Greetings fellow Wonks. My name is Melissa Hanham, and I’m the new ACW contributor on the block. I work for Jeffrey and a lot of my day-to-day involves applying technology to policy problems. If its got a map, a model, big data, little data, software, hardware, or satellite imagery, I’m probably into it. And, excited about it. And, I want to tell you about it.
I taught myself, often the hard way, often in the field, and so I’m hoping to use this space to write explainers, how-tos, and do a bit of myth busting. Oh, and geo quizes! That’s right, Wonks, we’re into participatory learning here. So take your feet off the sofa and roll up your sleeves.
A few weeks ago Jeffrey and I taught an AWESOME workshop on geospatial analysis at UC Berkeley. Turns out, I’m a bit of a sadist, and I tortured some grad students… and some undergrads… and some members of the national labs :/
Most of them figured out at least one of these in the 30 minutes allotted. See if you can too!
Rules:
- Post the coordinates in the comments
- EXPLAIN how you got your answer
- Don’t peek!
Where were these photos taken? (Double click and double click again, to see them bigger)
1)
2)
3)
#3: 34.392020, 132.484817
1. It’s a baseball stadium
2. Traffic appears to be left-hand drive
3. What country is left-hand drive, train friendly, and interested in baseball?
4. Wikipedia: List of baseball parks in Japan
5. Starts inputting names into Google maps
6. Third try’s a charm!
No time for coordinates, etc., but the first is somewhere in Riga, going by the Latvian words on the window, the second is a hotel in Busan — the name is right there on the awning — and the third is the pro baseball stadium in Hiroshima. Cars are driving on the left, and of all the stadiums in Japan, you would pick Hiroshima, wouldn’t you?
Have been to see the Hiroshima Carp play, and I recall (perhaps incorrectly, that the infield is dirt.
MK
My guesses would be:
1) Riga, Latvia
56.958201° 24.124746°
2) Busan, Republic of Korea
35.180669° 129.202022°
3) Hiroshima, Japan (Although I guess you could argue for “in orbit” or words to that effect)
34.391901° 132.484984°
The Hiroshima stadium is susceptible to reverse Google image searching. The first two can be found by image searching the name of the restaurant chain and motel respectively.

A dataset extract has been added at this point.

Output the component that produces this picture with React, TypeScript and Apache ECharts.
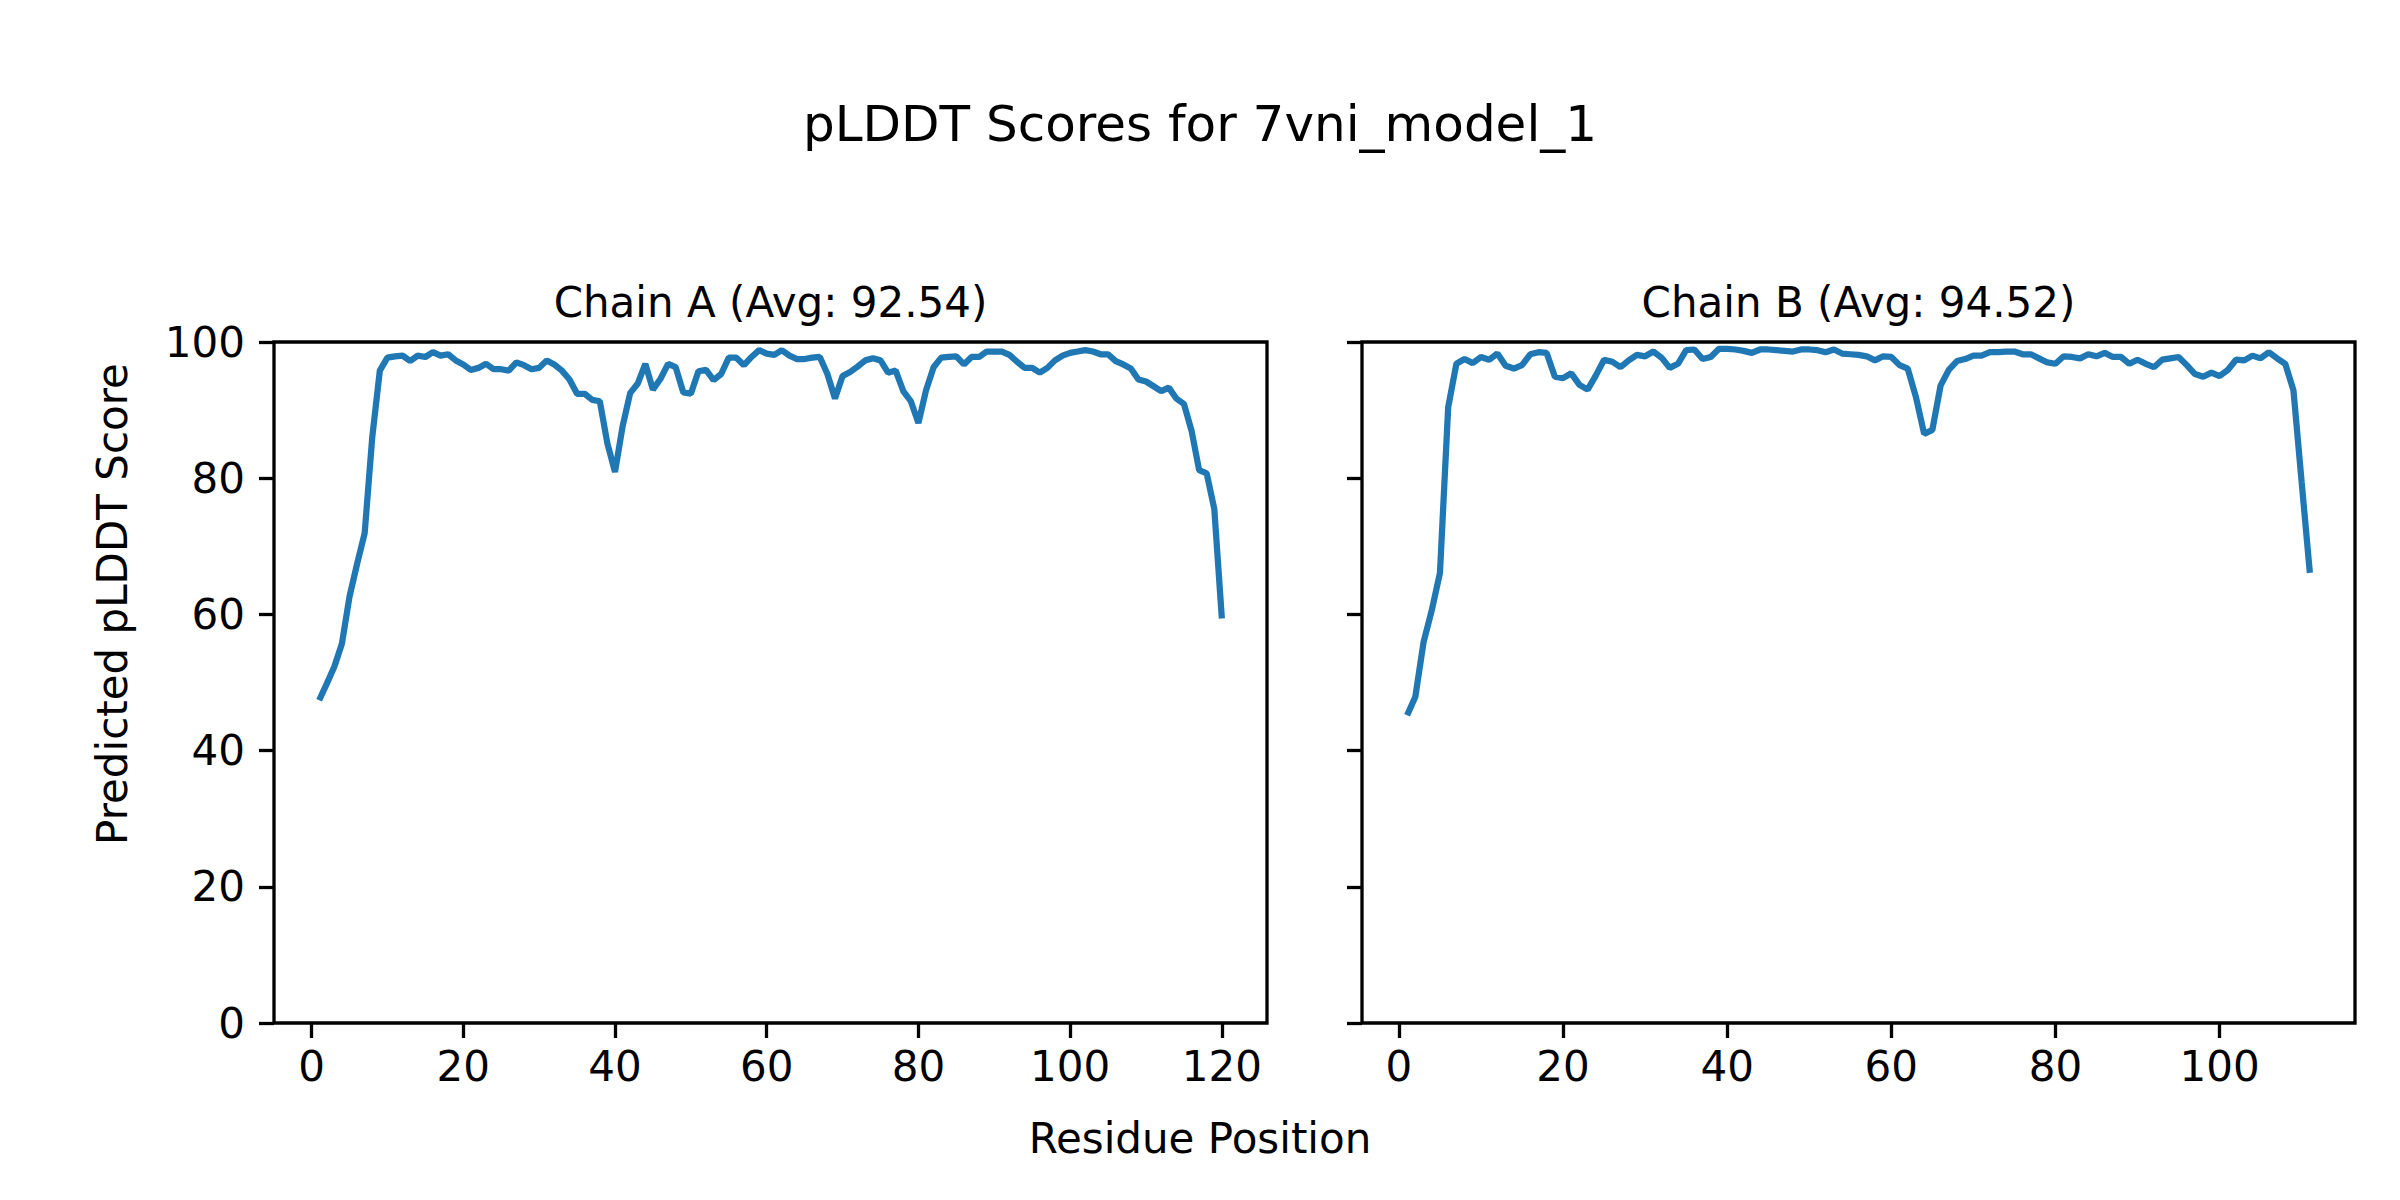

Confirmation on the Hotel in Busan:
Latitude: 35°10’49.46″N
Longitude: 129°12’7.28″E
The hotel name did give it away. Naver had a number of entries, but Google took me straight to the correct one. The trees in the back right matched the geography, and the geo-tagged photos on Google Earth acted as confirmation.
Street view in Riga shows that Cili Pica is no longer there. That explains why I could not find it by checking all the Cili Pica addresses.
So how’d you find it?
Hi All,
Great work!!
Various readers hit most of the major points I was trying to underline.
For Image 1:
Dmitri pointed out the (not too obvious) phone number and Alex pointed out the reflection of “Double Coffee” in the window. I LOVE reflections!
For Image 2:
Lots of people found it by seeing the name in Korean, but what if you could not speak Korean or even recognize the writing? One nifty way to figure it out is to use Google Translate, where you can hand draw characters that you may not be able to type easily. You could even use the OCR function on the Google Translate app on your smart phone if you so desired. Technically, this is not the only hotel named “White Castle,” the windmill decoration and the beach hopefully helped.
For Image 3:
Graham and others saw the traffic flow was on the left side and narrowed it to Japan! The train tracks hopefully helped too. Go Carps!
Thanks for playing!
Welcome aboard, Melissa!
I was about to ask if you were Canadian given I’ve only heard the term “geo quiz” on CBC, but then I did a little checking and remembered that it’s from PRI which is international.
Yes, I am Canadian. BONUS POINTS: you get the honor and the honour.
3)
Result – Mazda Zoom-Zoom Stadium Hiroshima. Location 34.3925° N, 132.4840° E
Method – Simple Google reverse image search leads to a Japanese page. Used Google translate to find reference to Hiroshima. Google map search for “Hiroshima Ballpark” to verify. Total time – 3 Minutes.
Funny, I solved #1 completely differently. I searched Google for Cili Pica, then searched again for “Cili Pica Grila Sezona”, found this ad : https://www.youtube.com/watch?v=zVOxmykOAhA , copy-pasted its text (in the video description) in Google translate, got the answer that this was Latvian, searched “Cili Pica Latvia” on google maps, then performed a quick brute force search on the results. The building was easily identified.
As for #3, after noticing this was in Japan (because the cars were driving on the left), I simply searched “baseball stadium Japan” in Google images and found the answer.
I also tried solving #2, but concentrated on the name of the combi store instead of the hotel, so I didn’t found it in the allotted 30 minutes.